The Fear of Copycats In The Digital World

“I want to share my idea for advice, but I don’t want it to get stolen.”

This opening statement is a common one I see in the Facebook groups I administer. People want advice but they are afraid of what might happen once they put their ideas into the world. They are afraid of DIYers, copycats, and the imaginary thief’s that patrol the digital walls of our society.

They are afraid.

The point of this article is to challenge you. I want you to overcome that fear. I want you to realize that as artists, business owners, and creatives we are always going to be at risk of someone else being “inspired” by our work.

So, what?

Seriously.

It’s all been done before.

This statement, also a lyric to one of my favorite songs, really does sum it up quite nicely. There are a million and one vinyl artists. There are a million and two fiber artists. The list goes on and on. That does not mean you should lessen your creativity or stop your ideas from flowing out into the world. The goal as a seller is to profit. The goal as an artist is to create. If you are running a business that pairs those two concepts, then you will always be at risk for someone taking a profitable idea and running with it.

If you are concerned, there are legal steps you can take to protect yourself.

Often, I will get group members asking me if the group is safe for them. They want to know if I can promise that their idea won’t get stolen. I can’t do that. No one can do that. They are asking me to police the internet and to protect their content when in all reality, that’s just not going to happen. I wish everyone worked with integrity but when we are talking about the world wide web, you’re going to have a few people that outright copy your ideas. It’s a numbers game. Other people will be inspired by your idea and take off on their own flight of imagination and create something similar yet unique. A third group of people are those expressing parallel thinking.

I wish I could protect you.

The best I can do is encourage you.

If you are just afraid, then I want to challenge you to look past your fear. Be original, be you, and be excited about your ideas. If you execute them well, it doesn’t matter if your competition comes on board. You will always be the originator and that is something to be celebrated.

One Comment

  1. 12-9-2016

    I sometimes run into fear-driven secrecy in my work as a freelance editor, almost always with first-time authors. Part of my pricing process is to see a copy of the complete manuscript of the book so that I can propose a rate that is appropriate to the amount of work the project will require. There is no way around this; I have to see the actual words the author has put on the page. Some are understandably nervous about handing over their manuscript to a stranger, even one their printing house may have recommended. They may need reassurance that I make my money by editing books that will be published with other people’s names on them, not by stealing their work and slapping my own name on it.

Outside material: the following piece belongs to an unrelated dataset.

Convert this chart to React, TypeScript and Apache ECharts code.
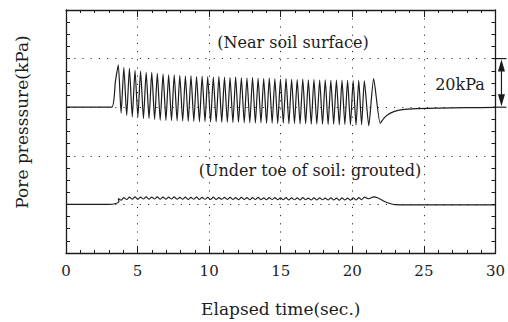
import React, { useEffect, useRef } from "react";
import * as echarts from "echarts";

// ---- data ----
const peakTimes = [3.65, 4.04, 4.43, 4.82, 5.21, 5.6, 5.99, 6.38, 6.78, 7.17, 7.56, 7.95, 8.34, 8.73, 9.12, 9.51, 9.9, 10.29, 10.68, 11.07, 11.46, 11.85, 12.25, 12.64, 13.03, 13.42, 13.81, 14.2, 14.59, 14.98, 15.37, 15.76, 16.15, 16.54, 16.93, 17.32, 17.72, 18.11, 18.5, 18.89, 19.28, 19.67, 20.06, 20.45, 20.84];
const troughTimes = [3.85, 4.24, 4.63, 5.02, 5.41, 5.8, 6.19, 6.58, 6.98, 7.37, 7.76, 8.15, 8.54, 8.93, 9.32, 9.71, 10.1, 10.49, 10.88, 11.27, 11.66, 12.05, 12.45, 12.84, 13.23, 13.62, 14.01, 14.4, 14.79, 15.18, 15.57, 15.96, 16.35, 16.74, 17.13, 17.52, 17.92, 18.31, 18.7, 19.09, 19.48, 19.87, 20.26, 20.65, 21.15];

// Near soil surface (kPa)
const nearLeadIn: [number, number][] = [[0, 60.0], [1.5, 60.0], [3.19, 60.0], [3.45, 70.5]];
const nearPeaks = [77.4, 76.3, 76.0, 75.2, 74.9, 74.3, 74.3, 73.9, 73.6, 73.3, 73.3, 73.0, 72.8, 72.9, 72.6, 72.7, 72.5, 72.4, 72.6, 72.3, 72.2, 72.4, 72.1, 72.0, 72.2, 71.9, 71.8, 72.0, 71.7, 71.6, 71.8, 71.5, 71.4, 71.6, 71.3, 71.4, 71.2, 71.3, 71.1, 71.2, 71.0, 71.1, 70.9, 71.0, 70.8];
const nearTroughs = [57.6, 56.6, 56.0, 56.0, 55.3, 55.3, 55.0, 54.6, 54.6, 54.5, 54.4, 54.3, 54.2, 54.2, 54.0, 54.1, 53.9, 53.9, 53.8, 53.8, 53.7, 53.8, 53.6, 53.6, 53.5, 53.6, 53.4, 53.4, 53.3, 53.4, 53.2, 53.3, 53.1, 53.2, 53.0, 53.1, 53.0, 52.9, 53.0, 52.8, 52.9, 52.8, 52.7, 52.8, 52.4];
const nearTail: [number, number][] = [[21.49, 71.8], [21.95, 53.4], [22.2, 55.4], [22.5, 57.0], [22.9, 58.2], [23.5, 59.0], [24.5, 59.4], [26, 59.6], [28, 59.8], [30, 59.9]];

// Under toe of soil: grouted (kPa)
const toeLeadIn: [number, number][] = [[0, 20.0], [2.0, 20.0], [3.0, 20.0], [3.42, 20.3], [3.7, 21.2]];
const toePeaks = [22.4, 22.8, 23.0, 23.1, 23.0, 23.1, 23.0, 23.1, 23.0, 23.0, 23.1, 22.9, 23.0, 22.9, 23.0, 22.9, 22.9, 23.0, 22.8, 22.9, 22.9, 22.8, 22.9, 22.8, 22.8, 22.9, 22.7, 22.8, 22.8, 22.7, 22.8, 22.7, 22.7, 22.8, 22.6, 22.7, 22.7, 22.6, 22.7, 22.6, 22.7, 22.6, 22.7, 22.8, 23.0];
const toeTroughs = [21.7, 22.0, 22.1, 22.1, 22.2, 22.1, 22.2, 22.1, 22.1, 22.2, 22.1, 22.1, 22.0, 22.1, 22.0, 22.1, 22.0, 22.0, 22.1, 22.0, 22.0, 21.9, 22.0, 21.9, 22.0, 21.9, 21.9, 22.0, 21.9, 21.9, 21.8, 21.9, 21.8, 21.9, 21.8, 21.8, 21.9, 21.8, 21.8, 21.7, 21.8, 21.7, 21.8, 21.9, 22.3];
const toeTail: [number, number][] = [[21.49, 23.1], [21.8, 22.6], [22.3, 21.1], [22.7, 20.3], [23.0, 19.9], [24, 19.8], [26, 19.8], [28, 19.8], [30, 19.8]];

function buildTrace(lead: [number, number][], peaks: number[], troughs: number[], tail: [number, number][]) {
  const out: [number, number][] = [...lead];
  for (let i = 0; i < peakTimes.length; i++) {
    out.push([peakTimes[i], peaks[i]]);
    out.push([troughTimes[i], troughs[i]]);
  }
  return out.concat(tail);
}

const SERIF = "'DejaVu Serif', 'Liberation Serif', serif";
const INK = "#1c1c1c";

export default function App() {
  const ref = useRef<HTMLDivElement>(null);
  useEffect(() => {
    if (!ref.current) return;
    const chart = echarts.init(ref.current, null, { renderer: "svg" });
    const tickStyle = { lineStyle: { color: INK, width: 1 } };
    const lineStyleAxis = { show: true, onZero: false, lineStyle: { color: INK, width: 1.3 } };
    const xBase = {
      type: "value" as const,
      min: 0,
      max: 30,
      interval: 5,
      axisLine: lineStyleAxis,
      axisTick: { show: true, inside: true, length: 7, ...tickStyle },
      minorTick: { show: true, splitNumber: 5, length: 3, ...tickStyle },
    };
    const yBase = {
      type: "value" as const,
      min: 0,
      max: 100,
      interval: 20,
      axisLine: lineStyleAxis,
      axisTick: { show: true, inside: true, length: 4, ...tickStyle },
      minorTick: { show: true, splitNumber: 4, length: 4, ...tickStyle },
      axisLabel: { show: false },
    };
    chart.setOption({
      animation: false,
      backgroundColor: "#ffffff",
      grid: { left: 66, right: 11, top: 10, bottom: 66 },
      xAxis: [
        {
          ...xBase,
          position: "bottom",
          axisLabel: { show: true, margin: 10, color: INK, fontFamily: SERIF, fontSize: 15 },
          splitLine: { show: true, lineStyle: { color: "#333", width: 1, type: [1.2, 7] } },
          name: "Elapsed time(sec.)",
          nameLocation: "middle",
          nameGap: 47,
          nameTextStyle: { color: INK, fontFamily: SERIF, fontSize: 17 },
        },
        { ...xBase, position: "top", axisLabel: { show: false }, splitLine: { show: false } },
      ],
      yAxis: [
        {
          ...yBase,
          position: "left",
          splitLine: { show: true, lineStyle: { color: "#333", width: 1, type: [1.2, 7] } },
        },
        { ...yBase, position: "right", splitLine: { show: false } },
      ],
      series: [
        {
          type: "line",
          data: buildTrace(nearLeadIn, nearPeaks, nearTroughs, nearTail),
          showSymbol: false,
          smooth: 0.2,
          lineStyle: { color: INK, width: 1.2 },
        },
        {
          type: "line",
          data: buildTrace(toeLeadIn, toePeaks, toeTroughs, toeTail),
          showSymbol: false,
          smooth: 0.2,
          lineStyle: { color: INK, width: 1.1 },
        },
      ],
    });

    const [ax, ay80] = chart.convertToPixel({ gridIndex: 0 }, [30, 80]) as number[];
    const [, ay60] = chart.convertToPixel({ gridIndex: 0 }, [30, 60]) as number[];
    const arrowX = ax + 6;
    chart.setOption({
      graphic: [
        {
          type: "text",
          x: 22,
          y: 122,
          rotation: Math.PI / 2,
          style: { text: "Pore presssure(kPa)", font: `17px ${SERIF}`, fill: INK, textAlign: "center", textVerticalAlign: "middle" },
        },
        {
          type: "text",
          x: 293,
          y: 42,
          style: { text: "(Near soil surface)", font: `16px ${SERIF}`, fill: INK, textAlign: "center", textVerticalAlign: "middle" },
        },
        {
          type: "text",
          x: 310,
          y: 170,
          style: { text: "(Under toe of soil: grouted)", font: `16px ${SERIF}`, fill: INK, textAlign: "center", textVerticalAlign: "middle" },
        },
        {
          type: "text",
          x: 460,
          y: 84,
          style: { text: "20kPa", font: `16px ${SERIF}`, fill: INK, textAlign: "center", textVerticalAlign: "middle" },
        },
        { type: "line", shape: { x1: ax - 2, y1: ay80, x2: ax + 11, y2: ay80 }, style: { stroke: INK, lineWidth: 1.2 } },
        { type: "line", shape: { x1: ax - 2, y1: ay60, x2: ax + 11, y2: ay60 }, style: { stroke: INK, lineWidth: 1.2 } },
        { type: "line", shape: { x1: arrowX, y1: ay80 + 4, x2: arrowX, y2: ay60 - 4 }, style: { stroke: INK, lineWidth: 1.2 } },
        { type: "polygon", shape: { points: [[arrowX, ay80 + 1], [arrowX - 3.5, ay80 + 13], [arrowX + 3.5, ay80 + 13]] }, style: { fill: INK } },
        { type: "polygon", shape: { points: [[arrowX, ay60 - 1], [arrowX - 3.5, ay60 - 13], [arrowX + 3.5, ay60 - 13]] }, style: { fill: INK } },
      ],
    });
    return () => chart.dispose();
  }, []);
  return <div ref={ref} style={{ position: "absolute", left: 0, top: 0, width: 508, height: 322 }} />;
}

    I have at times explained it this way: Your idea is your “baby,” and it is only natural to be protective of it, but the only way it can grow up and start earning a living is if you recognize when the time is right to let it go out into the world, even with all the risks that you know are out there. Will it get a bit “banged up” in the process? Sure. But you did not give it life just to keep it hidden forever in the privacy of the nursery.

    Creative people of the world, have the courage to let your ideas grow up and go out into the world!